Hidden on the B-side of the famously “ overproduced” “History of the World (Part 1)” is one of the best showcases for Rat’s skills. For a mere minute, he gives us a glimpse of his alternate life as a Burundi drummer on “Sugar and Spite”. It sounds like the motor of a Harley Davidson warming up. Then just as it doubles up into overdrive, it fades. Quite the tease.

9. “Gun Fury” (1982)

While we’ve heard many examples of Rat’s speed and insanity here, there are just as many instances in which he went the more deliberate and tasteful route. Perhaps his most impressively restrained work can be heard in the middle of the underrated psych-rock masterpiece Strawberries. Rat keeps the beat in tricky 5/8, barely altering the beat through the song’s three minutes. A mark of a skilled drummer is his or her speed, flash, accuracy, and imagination. A great drummer has all that and the ability to understand exactly what a song deserves.



10. “Take That” (1982)

The Damned were always open to experimentation, so their dalliances with electronic instruments shouldn’t have come as too major a shock in the early ‘80s.

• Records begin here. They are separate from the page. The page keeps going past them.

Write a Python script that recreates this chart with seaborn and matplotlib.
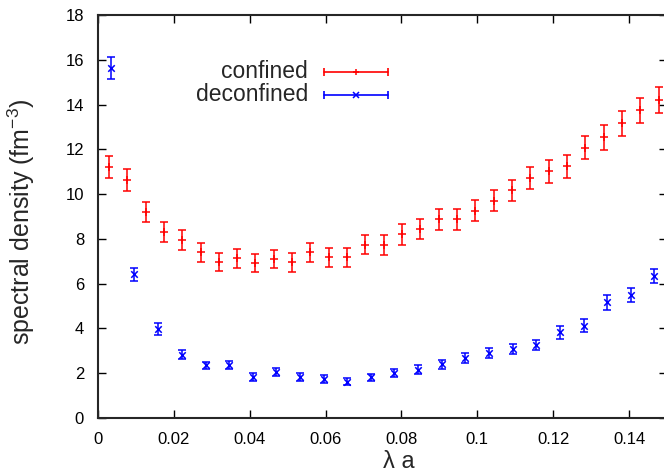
import matplotlib
matplotlib.use("Agg")
import matplotlib.pyplot as plt
import seaborn as sns
import pandas as pd

# confined points (lambda a, density, error)
conf_x = [0.0029, 0.0077, 0.0126, 0.0174, 0.0222, 0.0271, 0.0319, 0.0367, 0.0415, 0.0464,
          0.0512, 0.0560, 0.0609, 0.0657, 0.0705, 0.0753, 0.0802, 0.0850, 0.0898, 0.0947,
          0.0995, 0.1043, 0.1092, 0.1140, 0.1188, 0.1237, 0.1285, 0.1333, 0.1382, 0.1430, 0.1478]
conf_y = [11.2, 10.63, 9.2, 8.29, 7.95, 7.40, 6.95, 7.13, 6.93, 7.10,
          6.95, 7.41, 7.17, 7.17, 7.74, 7.72, 8.2, 8.45, 8.87, 8.88,
          9.26, 9.70, 10.18, 10.74, 11.01, 11.25, 12.07, 12.53, 13.16, 13.74, 14.2]
conf_err = [0.5, 0.5, 0.45, 0.45, 0.43, 0.42, 0.40, 0.41, 0.41, 0.42,
            0.41, 0.42, 0.42, 0.42, 0.42, 0.44, 0.46, 0.45, 0.46, 0.47,
            0.47, 0.47, 0.47, 0.49, 0.5, 0.51, 0.52, 0.54, 0.55, 0.55, 0.57]

# deconfined points
deconf_x = [0.0034, 0.0096, 0.0159, 0.0221, 0.0284, 0.0346, 0.0408, 0.0470, 0.0532, 0.0595,
            0.0657, 0.0719, 0.0781, 0.0844, 0.0906, 0.0968, 0.1030, 0.1093, 0.1155, 0.1217,
            0.1280, 0.1342, 0.1404, 0.1466]
deconf_y = [15.64, 6.41, 3.97, 2.83, 2.35, 2.37, 1.83, 2.05, 1.83, 1.74,
            1.62, 1.82, 1.99, 2.16, 2.40, 2.68, 2.90, 3.08, 3.26, 3.83,
            4.12, 5.16, 5.49, 6.35]
deconf_err = [0.48, 0.31, 0.26, 0.21, 0.17, 0.19, 0.16, 0.19, 0.16, 0.16,
              0.15, 0.16, 0.18, 0.2, 0.21, 0.21, 0.22, 0.22, 0.23, 0.28,
              0.28, 0.33, 0.31, 0.32]

x_ticks = [0, 0.02, 0.04, 0.06, 0.08, 0.1, 0.12, 0.14]
x_ticklabels = ["0", "0.02", "0.04", "0.06", "0.08", "0.1", "0.12", "0.14"]
y_ticks = [0, 2, 4, 6, 8, 10, 12, 14, 16, 18]

df_conf = pd.DataFrame({"x": conf_x, "y": conf_y, "err": conf_err})
df_deconf = pd.DataFrame({"x": deconf_x, "y": deconf_y, "err": deconf_err})

sns.set_theme(style="ticks")
plt.rcParams["font.family"] = ["Liberation Sans", "DejaVu Sans"]
plt.rcParams["mathtext.default"] = "regular"

fig = plt.figure(figsize=(6.64, 4.72), dpi=100)
ax = fig.add_axes([98 / 664, 54 / 472, 569 / 664, 403 / 472])

# error bars
ax.errorbar(df_conf["x"], df_conf["y"], yerr=df_conf["err"], fmt="none",
            ecolor="red", elinewidth=1.1, capsize=3, capthick=1.1)
ax.errorbar(df_deconf["x"], df_deconf["y"], yerr=df_deconf["err"], fmt="none",
            ecolor="blue", elinewidth=1.1, capsize=3, capthick=1.1)

# point markers
sns.scatterplot(data=df_conf, x="x", y="y", marker="+", s=30, color="red",
                linewidth=1.1, ax=ax, legend=False)
sns.scatterplot(data=df_deconf, x="x", y="y", marker="x", s=22, color="blue",
                linewidth=1.1, ax=ax, legend=False)

ax.set_xlim(0, 0.15)
ax.set_ylim(0, 18)
ax.set_xticks(x_ticks)
ax.set_xticklabels(x_ticklabels)
ax.set_yticks(y_ticks)
ax.tick_params(direction="in", top=True, right=True, length=6, width=1,
               labelsize=12, pad=10, colors="black")
for sp in ax.spines.values():
    sp.set_linewidth(1.5)
    sp.set_visible(True)

ax.set_xlabel("λ a", fontsize=17)
ax.set_ylabel("spectral density (fm$^{-3}$)", fontsize=18)
ax.xaxis.set_label_coords(0.529, -0.082)
ax.yaxis.set_label_coords(-0.107, 0.486)

# gnuplot-style key
key = [("confined", "red", "+", 0.8586), ("deconfined", "blue", "x", 0.8015)]
for label, col, mk, yk in key:
    ax.text(0.369, yk, label, transform=ax.transAxes, ha="right", va="center", fontsize=16.5)
    ax.plot([0.397, 0.5097], [yk, yk], color=col, lw=1.2, transform=ax.transAxes)
    ax.plot([0.397, 0.5097], [yk, yk], color=col, ls="none", marker="|", ms=6,
            mew=1.2, transform=ax.transAxes)
    ax.plot([0.4534], [yk], color=col, ls="none", marker=mk, ms=5, mew=1.1,
            transform=ax.transAxes)

fig.savefig("out.png", dpi=100)
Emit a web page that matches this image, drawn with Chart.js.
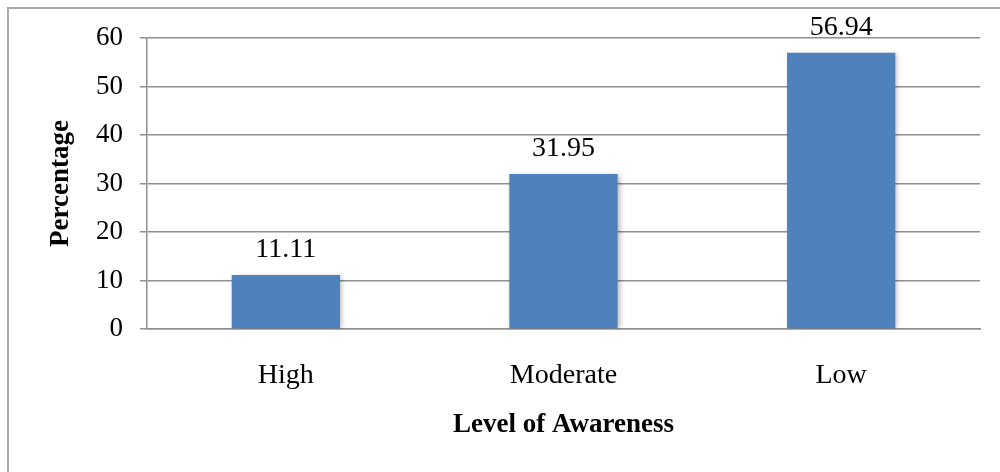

It should also be unsurprising that they managed to find the organic thrust of such gadgets. On the great single “Lovely Money”, Rat unites his kit with a blipping drumbeat, yet the track sounds like it could have been a pop hit circa 1966. On “Take That” from the “Dozen Girls” E.P., Rat has his way with an electronic kit, and manages to make it sound as unhinged and powerful as his real one. Is it programmed or was he actually hitting pads? Either way, “Take That” is further proof that punk and imagination were never mutually exclusive, and Rat Scabies was the genre’s most fascinating timekeeper.